BIRMINGHAM, Ala. (AP) — This weekend Birmingham played host to a sold-out Magic City Brewfest at Sloss Furnace, featuring more than 200 different beers from more than 70 craft breweries around the nation. Although 2013 marked the seventh annual Brewfest, it was the first since homebrew became legal in Alabama, thanks to legislation passed in May.
Because home-brewers in Alabama can now share recipes and bond over their successes and struggles, Brewfest has a renewed "electricity" in the air, said Gabe Harris, president of Free the Hops, the grassroots nonprofit that worked to help pass the homebrew bill.
"It feels great to have home-brew legal in Alabama," Harris said. "Every craft brewer at Brewfest started out as a home-brewer, and everyone is really excited to be here this year."
Because craft brewers across the state feel passionately about spreading the homebrew "gospel," the Home-brew Association set up a tent at Brewfest specifically to educate people about the brewing process.
"We've had tons of people at the tent asking some really intelligent questions," Harris said.

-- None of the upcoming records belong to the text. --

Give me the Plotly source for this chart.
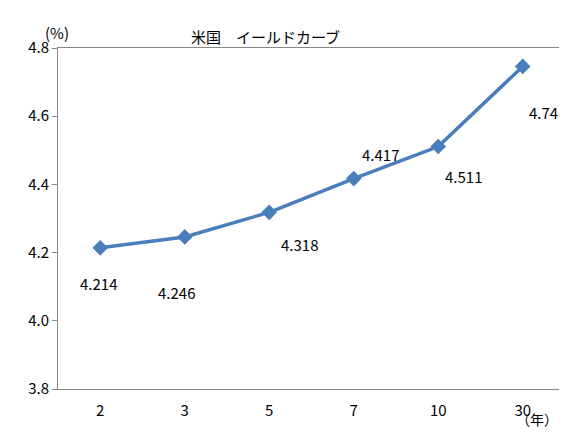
import plotly.graph_objects as go

years = ["2", "3", "5", "7", "10", "30"]
yields = [4.214, 4.246, 4.318, 4.417, 4.511, 4.746]
label_text = ["4.214", "4.246", "4.318", "4.417", "4.511", "4.746"]
label_dx = [-2, -8, 30, 27, 25, 25]
label_dy = [36, 56, 32, -24, 30, 46]

font = "Noto Sans CJK JP"
fig = go.Figure(go.Scatter(
    x=list(range(len(years))), y=yields, mode="lines+markers",
    line=dict(color="#4a7ebb", width=3.5),
    marker=dict(symbol="diamond", size=12, color="#4a7ebb"),
))
for i, (y, t, dx, dy) in enumerate(zip(yields, label_text, label_dx, label_dy)):
    fig.add_annotation(x=i, y=y, text=t, showarrow=False, xshift=dx, yshift=-dy,
                       font=dict(size=15, color="#000", family=font))
fig.add_annotation(text="米国　イールドカーブ", xref="paper", yref="paper", x=0.41, y=1.0,
                   yshift=24, showarrow=False, font=dict(size=15, family=font, color="#000"))
fig.add_annotation(text="(%)", xref="paper", yref="paper", x=-0.03, y=1.0,
                   yshift=28, showarrow=False, font=dict(size=15, family=font, color="#000"))
fig.add_annotation(text="（年）", xref="paper", yref="paper", x=0.99, y=0,
                   yshift=-42, showarrow=False, font=dict(size=14, family=font, color="#000"))
fig.update_layout(
    width=567, height=438, margin=dict(l=50, r=10, t=40, b=57),
    paper_bgcolor="white", plot_bgcolor="white", showlegend=False,
    font=dict(family=font, size=15, color="#000"),
)
fig.update_xaxes(range=[-0.5, len(years) - 0.5], tickmode="array",
                 tickvals=list(range(len(years))), ticktext=years,
                 showline=True, linecolor="#888", mirror=True,
                 ticks="", showgrid=False, ticklabelstandoff=8, zeroline=False)
fig.update_yaxes(range=[3.8, 4.8], dtick=0.2, tickformat=".1f", showline=True,
                 linecolor="#888", mirror=True, showgrid=False, ticks="outside",
                 ticklen=5, tickcolor="#888", zeroline=False)
fig.write_html("out.html")
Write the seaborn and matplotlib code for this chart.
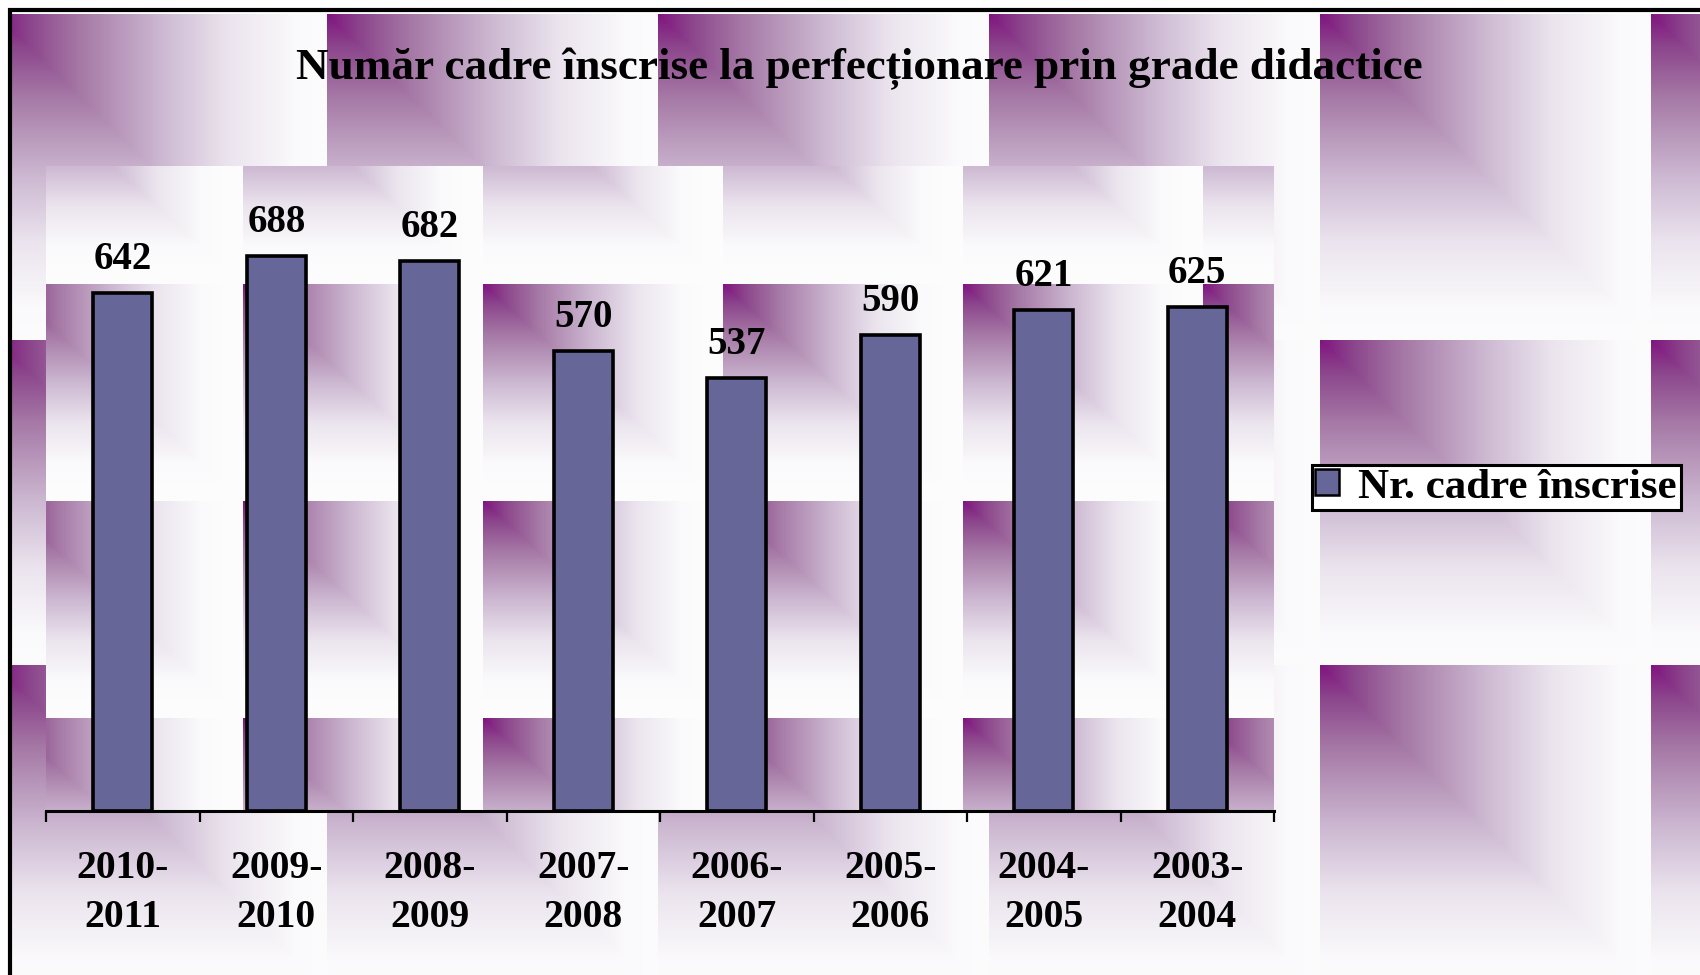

Spencer Overton, homebrew manager at Birmingham brewery and bar Hop City, said Birmingham is now on the "cutting edge" of craft beer.
"As breweries around the state begin to grow, Birmingham is going to become known as a place where beer is part of the culture, like Asheville, North Carolina or Boulder, Colorado."
Overton is the first to admit that his optimism is very new: In September of last year, Hop City was raided by the Alcoholic Beverage Control board shortly after opening its doors. All home-brew equipment was confiscated.
"It wasn't the best way to start out," Overton said. "I was worried the bill would not pass, and I was really worried about my job. I came to Hop City to be the home-brew manager. If home-brew didn't pass, I wasn't sure what I was going to do."